As a young boy, Ismail Hossain Siraji learnt Arabic and Persian in the local primary school, before going on to study at the Jnanadayini Minor English School. As his family was not well-off, Siraji could not afford to go to college. Nevertheless, Siraji studied Sanskrit grammar, literature and dictionaries at home. He also read the works of Indian Muslim writers like Shibli Nomani and Muhammad Iqbal, whom he was greatly influenced by.

==Career==
Siraji was a royal by day and writer by profession, who later immersed himself in the politics of Bengal and reawakening Bengali Muslim society, which had fallen behind as a result of colonial rule. Gaining a renowned reputation as an orator, Siraji advocated for Hindu–Muslim unity in addition to Muslim interests. At the age of nineteen, he published Anal-Prabaha (1899), his first book of poetry. During the Partition of Bengal in 1905, he called on Muslims to join the anti-Partition agitation. A second edition of his first book was published in 1908, and allegations of rebellion were charged against him. The book was banned by the government and he was subsequently imprisoned in March 1910 as the first South Asian poet to allegedly for independence against the British Raj.

In 1912, Siraji joined a delegation providing medical aid to the Ottoman forces during the Balkan Wars. Returning to Bengal the following year, he became one of the founders of the Anjuman-i-Ulama-i-Bangala (which would later become the Jamiat Ulema-e-Bangala branch of the Jamiat Ulema-e-Hind in 1921). In 1930, he was arrested for partaking in the Civil Disobedience Movement.

He was also active in many parties and organisations like the Indian National Congress, the All-India Muslim League, Swarajya Party and Krishak Samiti. Siraji mobilised peasants of Sirajganj against the local zamindars (feudal lords).

==Works==
Siraji was a regularly writer for The Kohinoor. He also wrote for the pro-Ottoman monthly Islam Pracharak as well as Al-Eslam, Nabajug, Prabasi, Nabanoor, Saogat, Soltan and The Mohammadi. His works focused on awakening the disadvantaged Bengali Muslim society by glorifying the Islamic tradition, culture and heritage and advocating for both modern education and traditional Islamic learning.

===Poems===
- Anal Prabaha (1899, then 1908)
- Akangkha (1906)
- Uchchhas (1907)
- Udbodhan (1907)
- Naba Uddipana (1907)
- Spain Bijoy Kabya (1914)
- Sangit Sanjibani (1916)
- Premanjali (1916)
- Mahashikhkha Mahakabya (vol-1 1969, vol-2 1971)

===Novels===
- Ray Nandini (1915)
- Tara Bai (1916)
- Feroza Begum (1918)
- Nooruddin (1919)
- Ami Je Tomar (1917)

===Travelogue===
- Turoshko Bhromon (1913)

===Essays===
- Stri Shikkha (1907) - advocating for Muslim women's education
- Sajati Prem (1916)

==Death and legacy==
Siraji died on 17 July 1931, in the Bengal Presidency, sixteen years before independence.

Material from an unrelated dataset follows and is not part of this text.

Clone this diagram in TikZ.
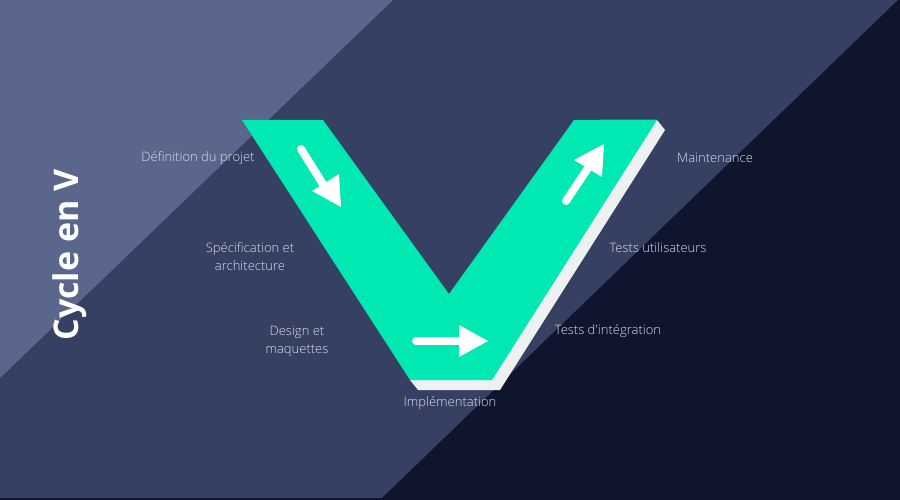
\documentclass[tikz,border=0pt]{standalone}
\usepackage{fontspec}
\IfFontExistsTF{Open Sans Light}{\newfontfamily\lblfont{Open Sans Light}}{\newfontfamily\lblfont{Open Sans}}
\newfontfamily\titlefont{Open Sans}
\definecolor{bandlight}{HTML}{5B668C}
\definecolor{bandmid}{HTML}{364063}
\definecolor{banddark}{HTML}{0E152D}
\definecolor{vgreen}{HTML}{00E9B2}
\definecolor{vshadow}{HTML}{EEF1F1}
\definecolor{lbl}{HTML}{D9DCE6}
\tikzset{
  lab/.style={text=lbl, font=\lblfont\fontsize{13}{18}\selectfont, align=center, inner sep=0pt},
  shaft/.style={white, line width=8pt, line cap=round},
  head/.style={fill=white},
}
\begin{document}
\begin{tikzpicture}[x=1pt,y=-1pt]
\useasboundingbox (0,0) rectangle (900,500);
% background bands
\fill[bandmid] (0,0) rectangle (900,500);
\fill[bandlight] (0,0) -- (393,0) -- (0,378) -- cycle;
\fill[banddark] (898,0) -- (900,0) -- (900,500) -- (380,500) -- cycle;
\fill[banddark] (0,498) rectangle (900,500);
% V shadow (visible only on the right outer edge and the bottom)
\fill[vshadow] (410,380) -- (470,300) -- (600,120) -- (657,120) -- (665,130) -- (500,390) -- (418,390) -- cycle;
% V
\fill[vgreen] (242,120) -- (323,120) -- (449,294) -- (574,120) -- (657,120) -- (492,380) -- (410,380) -- cycle;
% arrows
\draw[shaft] (301,149) -- (326,189);
\fill[head] (341,207) -- (312,191) -- (339,174) -- cycle;
\draw[shaft] (416,341) -- (465,341);
\fill[head] (488,341) -- (459,325) -- (459,357) -- cycle;
\draw[shaft] (566,201) -- (590,165);
\fill[head] (604,144) -- (574,160) -- (602,177) -- cycle;
% title
\node[text=white, font=\titlefont\bfseries\fontsize{34}{34}\selectfont, rotate=90, inner sep=0pt] (title) at (70,255) {Cycle en V};
% labels
\node[lab] (def) at (198,158) {Définition du projet};
\node[lab] (spec) at (250,257) {Spécification et\\architecture};
\node[lab] (design) at (297,341) {Design et\\maquettes};
\node[lab] (impl) at (450,403) {Implémentation};
\node[lab] (integ) at (608,331) {Tests d'intégration};
\node[lab] (users) at (658,248) {Tests utilisateurs};
\node[lab] (maint) at (715,158) {Maintenance};
\end{tikzpicture}
\end{document}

On 5 March 1948, Huseyn Shaheed Suhrawardy said:

He single-handedly set out on the hardest path of not allowing a dormant nation to be tarnished and awakening the sleeping nation to [its] past glory. When we were young, his Anal-Prabaha electrified [our] bloodstream.

He left behind a wife, five sons and two daughters. His janaza was performed by Qazi Moulvi Matiur Rahman. He influenced the next generation of Bengali Muslim writers such as Muhammad Enamul Haq and Sahityaratna Mohammad Najibar Rahman. In 1967, Abdul Quadir edited Sirajir Rachanabali (Essays of Siraji). Dr Kazi Abdul Mannan also did research on Siraji, publishing "Syed Ismail Hossen Siraji" in 1970.